The answer to such a question requires a deep and meticulous understanding of the political arena. Consequently, I believe that individuals should avoid involving themselves in this process and rather should entrust this responsibility to the prominent Muslim organisations that have sufficient experience and ability to determine the issue according to the interests of the Muslims.
Meanwhile, such organisations should agree upon a certain policy with regards to voting. For example, they can agree to vote for one or more parties or individuals.
It is upon the remainder of the Muslims therefore to accept and follow the decisions of these organisations. The basis for my statement is that:
- Unity among Muslims is obligatory. Among the many evidences for this is what Allah says in the Qur'an[3:103]:
"And hold fast, all of you together, to the Rope of Allah (i.e. this Qur'an or the guidance of Allah), and be not divided among yourselves ... "
And the statement of the Prophet, peace be upon him, "Adhere to the jama'ah (community), and avoid division, for the Satan is closer to the lone individual and is far from a group. Whoever seeks the expanse of Paradise should stick to the jama'ah." [at-Tirmidhi]

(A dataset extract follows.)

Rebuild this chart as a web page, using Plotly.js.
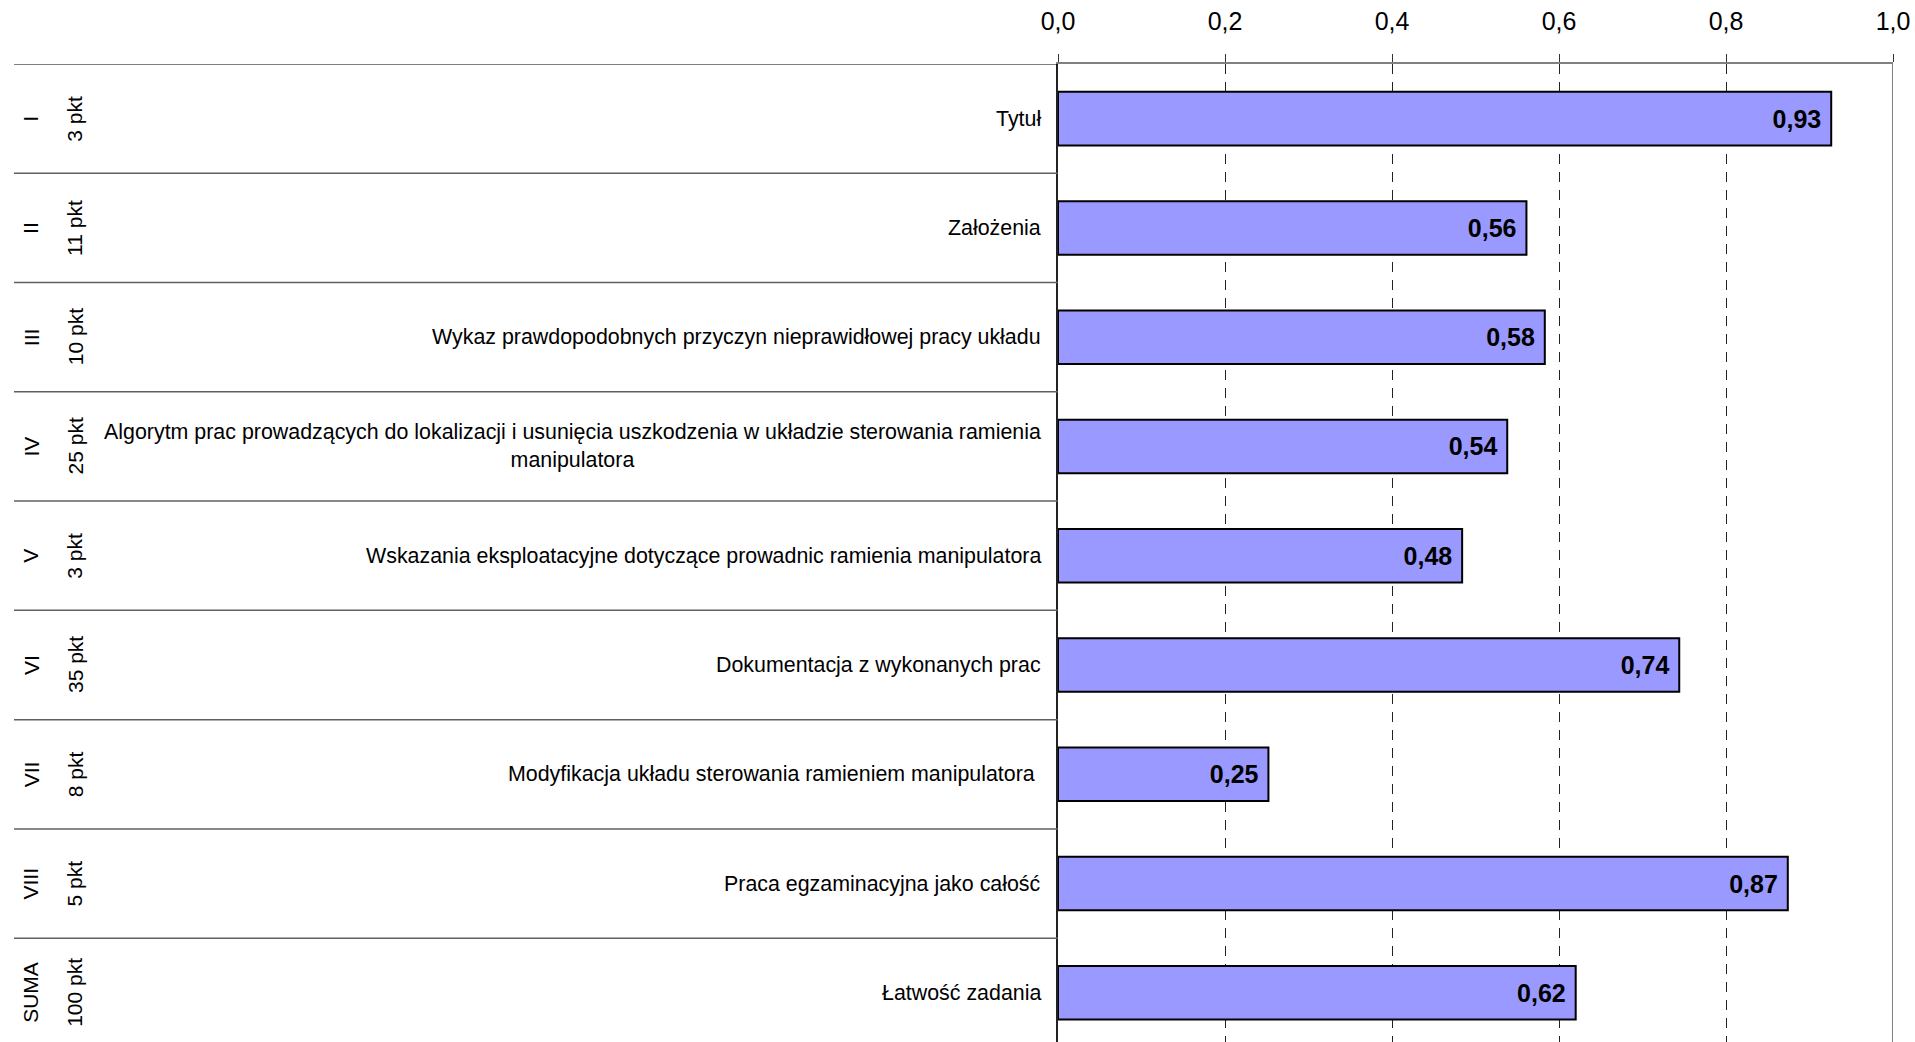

This unity in light of the current situation is a cohesion based upon 'strategic decision making' in order to have the greatest impact for the community of the Muslims. Such a uniform opinion regarding the elections cannot be attained unless the Muslims follow the conclusions, arrived at by the leading, experienced Muslim organisations, as described previously. This is the sole means to avoid disagreement, since the opinion of Muslims in this ijtihad matter differs widely and thus they will be in great opposition to one another. The impact and influence of our vote will be greatly diminished if we fail to vote as one voice, and instead each opts to follow our personal judgement.
Voting itself is not obligatory or recommended according Islamic law, rather the aim behind it is to achieve the greatest benefit for Muslims or avoiding evil. This cannot be achieved unless the Muslims agree on one voice or one strategy by which they can influence other parties. If this is missing, then they will have no weight and no such influence. So if this is the case, the whole objective in voting is lost and there is then no benefit in participating in voting.
Based on this, I advise my brothers and sisters to forsake their individual opinions in favour of the opinion of the collective.
Before I conclude, I would like to mention some related advice:
- Some Muslims might come to the conclusion that abstention from the electoral process is better for Islam and the Muslims. If this is what an individual believes, then he should not impose his opinion upon other Muslims, by preventing them from voting or insisting that they abandon voting by arguing that it is an act of kufr. This would be tantamount to injustice and oppression.
- Muslims should not turn their mosques into forums for political campaigns. This act may reach the level of prohibition if it leads to disagreement, dispute, and aggression. Allah, the Exalted, forbade the latter when it came to religious matters, so consider then the prohibition of this in anything other than religion. Allah, the Exalted, said:
"And be not of al-Mushrikun (disbelievers in the Oneness of Allah, polytheists, idolaters, etc.); of those who split up their religion (i.e. who left the true Islamic Monotheism), and became sects." [Al-Qur'an 30: 31-32]
Once the Muslims have agreed on a particular candidate or party, then they should vote for him without becoming preoccupied with this issue to the extent that they leave their primary obligation in the West as a result, and abandon calling people to Islam and clarifying the widespread misconceptions about the religion, for Allah says:
"And who is better in speech than he who says: 'My Lord is Allah (believes in His Oneness),' and then stands straight (acts upon His Order), and invites (men) to Allah's (Monotheism), and does righteous deeds, and says: 'I am one of the Muslims.' " [Al-Qur'an 41:33]
Muslims should not rely heavily upon elections and voting to expedite major changes, particularly with respect to foreign policy. The wider political game is beyond the direct influence of political parties or politicians. Muslims are participating endeavouring to minimise the evil, at least in terms of the internal policy.
In closing, I have come to the conclusion that the major Muslim organisation concerned about politics in UK so far is the Muslim Association of Britain. They have done a great service by preparing a list of candidates whom they believe will best represent the interests of Muslims in the event they are elected. For example, they recommend that Muslims in London should vote for the Respect party, led by George Galloway. For those living in the South-East, they recommend that they vote for the Green Party, led by Caroline Lucas. As for the position of the Mayor of London, they advise Muslims to vote for Ken Livingstone. Therefore, we advise our brothers and sisters to visit their website (http://www.mabonline.net/) for more information on which candidates are being forwarded in their respective localities.
We ask Allah to guide us to the right path and to grant victory for law of our Lord, Allah in the UK and in other parts of the world.